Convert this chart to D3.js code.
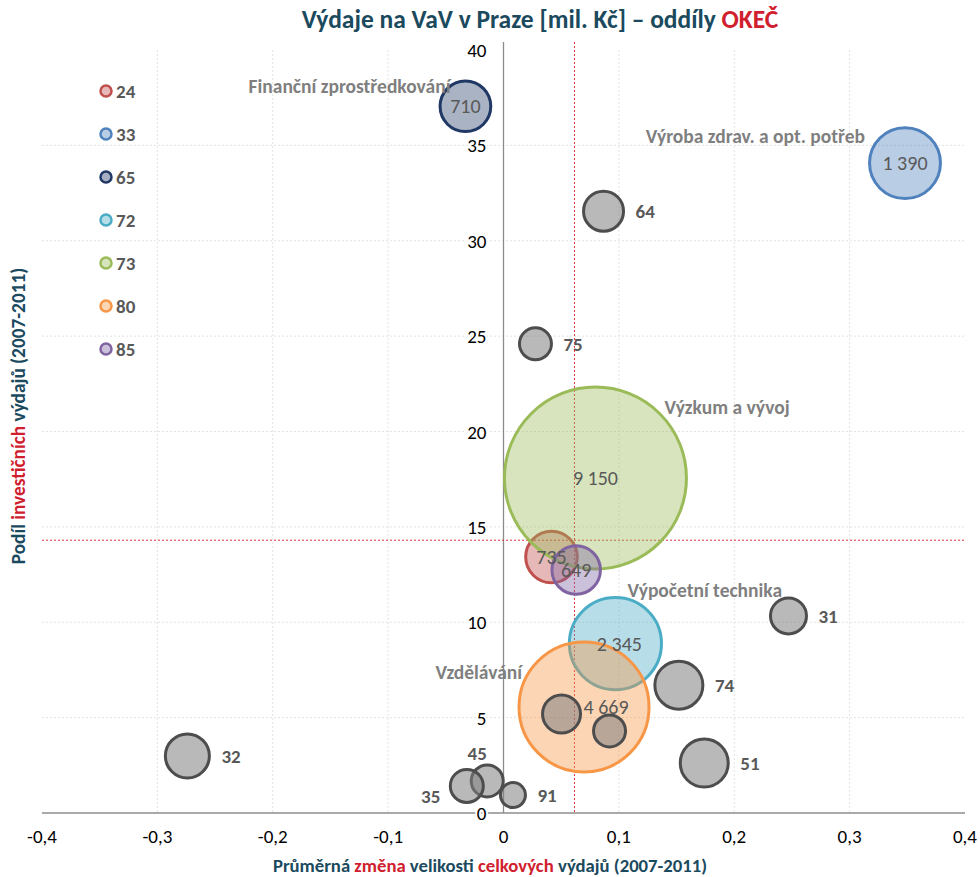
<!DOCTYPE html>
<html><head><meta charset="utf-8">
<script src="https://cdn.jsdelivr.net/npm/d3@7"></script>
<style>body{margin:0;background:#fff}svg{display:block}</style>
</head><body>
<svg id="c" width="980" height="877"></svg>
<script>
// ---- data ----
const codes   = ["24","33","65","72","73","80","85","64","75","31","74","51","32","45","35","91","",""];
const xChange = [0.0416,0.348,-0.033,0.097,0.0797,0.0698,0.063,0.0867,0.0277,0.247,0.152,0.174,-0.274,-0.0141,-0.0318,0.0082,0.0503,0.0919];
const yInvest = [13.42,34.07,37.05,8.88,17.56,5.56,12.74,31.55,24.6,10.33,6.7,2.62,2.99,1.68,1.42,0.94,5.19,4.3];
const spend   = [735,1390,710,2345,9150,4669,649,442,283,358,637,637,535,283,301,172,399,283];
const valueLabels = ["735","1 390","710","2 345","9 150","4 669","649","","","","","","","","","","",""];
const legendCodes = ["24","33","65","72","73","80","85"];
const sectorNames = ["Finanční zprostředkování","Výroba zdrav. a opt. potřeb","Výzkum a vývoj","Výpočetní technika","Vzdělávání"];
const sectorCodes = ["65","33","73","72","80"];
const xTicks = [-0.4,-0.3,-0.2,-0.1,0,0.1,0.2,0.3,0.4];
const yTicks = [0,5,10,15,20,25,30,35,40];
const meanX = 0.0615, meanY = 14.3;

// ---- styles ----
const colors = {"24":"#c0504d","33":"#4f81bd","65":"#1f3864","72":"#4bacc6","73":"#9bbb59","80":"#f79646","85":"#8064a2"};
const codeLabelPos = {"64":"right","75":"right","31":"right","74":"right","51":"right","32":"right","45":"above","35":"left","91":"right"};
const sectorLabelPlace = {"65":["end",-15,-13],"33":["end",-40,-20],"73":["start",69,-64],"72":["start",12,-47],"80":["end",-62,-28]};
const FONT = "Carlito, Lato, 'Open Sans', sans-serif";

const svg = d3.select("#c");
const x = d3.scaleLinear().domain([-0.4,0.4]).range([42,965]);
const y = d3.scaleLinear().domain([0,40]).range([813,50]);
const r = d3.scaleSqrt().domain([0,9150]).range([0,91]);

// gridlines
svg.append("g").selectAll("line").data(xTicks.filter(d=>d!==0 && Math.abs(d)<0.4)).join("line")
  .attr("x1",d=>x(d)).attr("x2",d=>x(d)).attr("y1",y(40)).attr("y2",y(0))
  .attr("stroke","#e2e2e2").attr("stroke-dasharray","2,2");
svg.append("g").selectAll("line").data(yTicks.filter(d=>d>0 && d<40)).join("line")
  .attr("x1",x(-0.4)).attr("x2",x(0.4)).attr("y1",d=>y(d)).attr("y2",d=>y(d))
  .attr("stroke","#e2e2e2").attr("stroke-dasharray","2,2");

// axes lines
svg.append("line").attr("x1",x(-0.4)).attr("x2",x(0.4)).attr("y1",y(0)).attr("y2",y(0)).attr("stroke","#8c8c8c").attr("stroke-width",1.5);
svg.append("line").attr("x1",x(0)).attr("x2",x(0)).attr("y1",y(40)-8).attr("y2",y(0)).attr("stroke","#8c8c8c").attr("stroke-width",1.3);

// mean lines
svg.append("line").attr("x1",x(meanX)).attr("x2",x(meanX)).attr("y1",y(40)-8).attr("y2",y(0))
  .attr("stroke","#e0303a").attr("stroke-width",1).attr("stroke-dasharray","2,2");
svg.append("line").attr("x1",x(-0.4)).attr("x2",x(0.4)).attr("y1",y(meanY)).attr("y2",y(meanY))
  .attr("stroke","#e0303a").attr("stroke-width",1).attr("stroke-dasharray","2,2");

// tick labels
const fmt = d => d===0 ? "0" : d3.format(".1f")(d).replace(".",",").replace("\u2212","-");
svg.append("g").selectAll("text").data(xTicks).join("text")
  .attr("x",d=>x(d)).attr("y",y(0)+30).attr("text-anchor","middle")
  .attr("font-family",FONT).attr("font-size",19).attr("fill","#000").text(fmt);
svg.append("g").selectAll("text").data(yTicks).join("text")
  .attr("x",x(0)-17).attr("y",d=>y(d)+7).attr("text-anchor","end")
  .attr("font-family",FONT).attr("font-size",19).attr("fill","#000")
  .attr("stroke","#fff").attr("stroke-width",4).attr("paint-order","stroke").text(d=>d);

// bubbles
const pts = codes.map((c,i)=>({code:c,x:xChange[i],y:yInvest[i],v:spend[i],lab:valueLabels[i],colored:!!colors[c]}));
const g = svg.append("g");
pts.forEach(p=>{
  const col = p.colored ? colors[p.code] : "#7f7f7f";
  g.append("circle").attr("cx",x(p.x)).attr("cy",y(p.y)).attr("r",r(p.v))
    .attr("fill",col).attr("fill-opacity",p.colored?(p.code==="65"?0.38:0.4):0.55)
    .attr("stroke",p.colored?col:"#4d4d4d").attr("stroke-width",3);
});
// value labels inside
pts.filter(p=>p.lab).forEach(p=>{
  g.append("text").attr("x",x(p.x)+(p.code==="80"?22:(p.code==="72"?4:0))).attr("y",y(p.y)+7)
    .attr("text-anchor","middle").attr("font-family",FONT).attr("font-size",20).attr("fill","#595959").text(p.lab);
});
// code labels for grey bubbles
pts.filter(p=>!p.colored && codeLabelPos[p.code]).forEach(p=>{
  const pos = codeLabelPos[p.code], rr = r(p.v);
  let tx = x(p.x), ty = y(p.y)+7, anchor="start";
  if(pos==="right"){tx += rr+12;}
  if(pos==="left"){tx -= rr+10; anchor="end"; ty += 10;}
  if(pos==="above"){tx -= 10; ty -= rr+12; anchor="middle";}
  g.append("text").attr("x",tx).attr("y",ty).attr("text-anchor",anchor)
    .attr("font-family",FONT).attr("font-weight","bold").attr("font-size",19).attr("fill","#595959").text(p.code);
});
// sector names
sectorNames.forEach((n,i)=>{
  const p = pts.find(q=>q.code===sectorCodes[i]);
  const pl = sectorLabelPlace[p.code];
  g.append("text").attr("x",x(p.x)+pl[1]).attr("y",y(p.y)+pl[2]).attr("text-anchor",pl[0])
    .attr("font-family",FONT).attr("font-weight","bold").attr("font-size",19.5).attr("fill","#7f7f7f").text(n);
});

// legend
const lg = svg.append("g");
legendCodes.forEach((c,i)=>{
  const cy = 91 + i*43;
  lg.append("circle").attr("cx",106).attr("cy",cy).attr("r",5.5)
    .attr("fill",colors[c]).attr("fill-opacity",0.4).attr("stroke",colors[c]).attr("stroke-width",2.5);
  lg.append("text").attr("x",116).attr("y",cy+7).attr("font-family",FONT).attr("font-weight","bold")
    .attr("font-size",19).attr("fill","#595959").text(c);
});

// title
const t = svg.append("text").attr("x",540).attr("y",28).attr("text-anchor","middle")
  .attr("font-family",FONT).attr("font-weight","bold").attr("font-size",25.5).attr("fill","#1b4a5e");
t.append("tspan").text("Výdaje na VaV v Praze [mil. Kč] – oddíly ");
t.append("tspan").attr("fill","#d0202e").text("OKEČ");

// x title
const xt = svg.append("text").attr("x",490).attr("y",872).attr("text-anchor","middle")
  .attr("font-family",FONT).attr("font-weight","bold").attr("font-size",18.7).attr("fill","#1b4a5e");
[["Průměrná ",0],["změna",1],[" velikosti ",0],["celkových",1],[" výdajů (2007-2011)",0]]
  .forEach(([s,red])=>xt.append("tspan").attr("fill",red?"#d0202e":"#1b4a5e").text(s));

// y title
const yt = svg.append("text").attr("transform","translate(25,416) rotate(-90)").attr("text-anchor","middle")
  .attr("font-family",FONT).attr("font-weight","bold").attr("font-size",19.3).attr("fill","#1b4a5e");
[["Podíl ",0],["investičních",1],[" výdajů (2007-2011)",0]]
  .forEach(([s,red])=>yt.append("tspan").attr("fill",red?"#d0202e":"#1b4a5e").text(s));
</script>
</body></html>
—————
> [Goal]
Skip the pictures and restate exactly the lines from the beginning of the listing to the line with "const r = d3.scaleSqrt().domain([0,9150]).range([0,91]);", that line included.

> [Full output]
Convert this chart to D3.js code.
<!DOCTYPE html>
<html><head><meta charset="utf-8">
<script src="https://cdn.jsdelivr.net/npm/d3@7"></script>
<style>body{margin:0;background:#fff}svg{display:block}</style>
</head><body>
<svg id="c" width="980" height="877"></svg>
<script>
// ---- data ----
const codes   = ["24","33","65","72","73","80","85","64","75","31","74","51","32","45","35","91","",""];
const xChange = [0.0416,0.348,-0.033,0.097,0.0797,0.0698,0.063,0.0867,0.0277,0.247,0.152,0.174,-0.274,-0.0141,-0.0318,0.0082,0.0503,0.0919];
const yInvest = [13.42,34.07,37.05,8.88,17.56,5.56,12.74,31.55,24.6,10.33,6.7,2.62,2.99,1.68,1.42,0.94,5.19,4.3];
const spend   = [735,1390,710,2345,9150,4669,649,442,283,358,637,637,535,283,301,172,399,283];
const valueLabels = ["735","1 390","710","2 345","9 150","4 669","649","","","","","","","","","","",""];
const legendCodes = ["24","33","65","72","73","80","85"];
const sectorNames = ["Finanční zprostředkování","Výroba zdrav. a opt. potřeb","Výzkum a vývoj","Výpočetní technika","Vzdělávání"];
const sectorCodes = ["65","33","73","72","80"];
const xTicks = [-0.4,-0.3,-0.2,-0.1,0,0.1,0.2,0.3,0.4];
const yTicks = [0,5,10,15,20,25,30,35,40];
const meanX = 0.0615, meanY = 14.3;

// ---- styles ----
const colors = {"24":"#c0504d","33":"#4f81bd","65":"#1f3864","72":"#4bacc6","73":"#9bbb59","80":"#f79646","85":"#8064a2"};
const codeLabelPos = {"64":"right","75":"right","31":"right","74":"right","51":"right","32":"right","45":"above","35":"left","91":"right"};
const sectorLabelPlace = {"65":["end",-15,-13],"33":["end",-40,-20],"73":["start",69,-64],"72":["start",12,-47],"80":["end",-62,-28]};
const FONT = "Carlito, Lato, 'Open Sans', sans-serif";

const svg = d3.select("#c");
const x = d3.scaleLinear().domain([-0.4,0.4]).range([42,965]);
const y = d3.scaleLinear().domain([0,40]).range([813,50]);
const r = d3.scaleSqrt().domain([0,9150]).range([0,91]);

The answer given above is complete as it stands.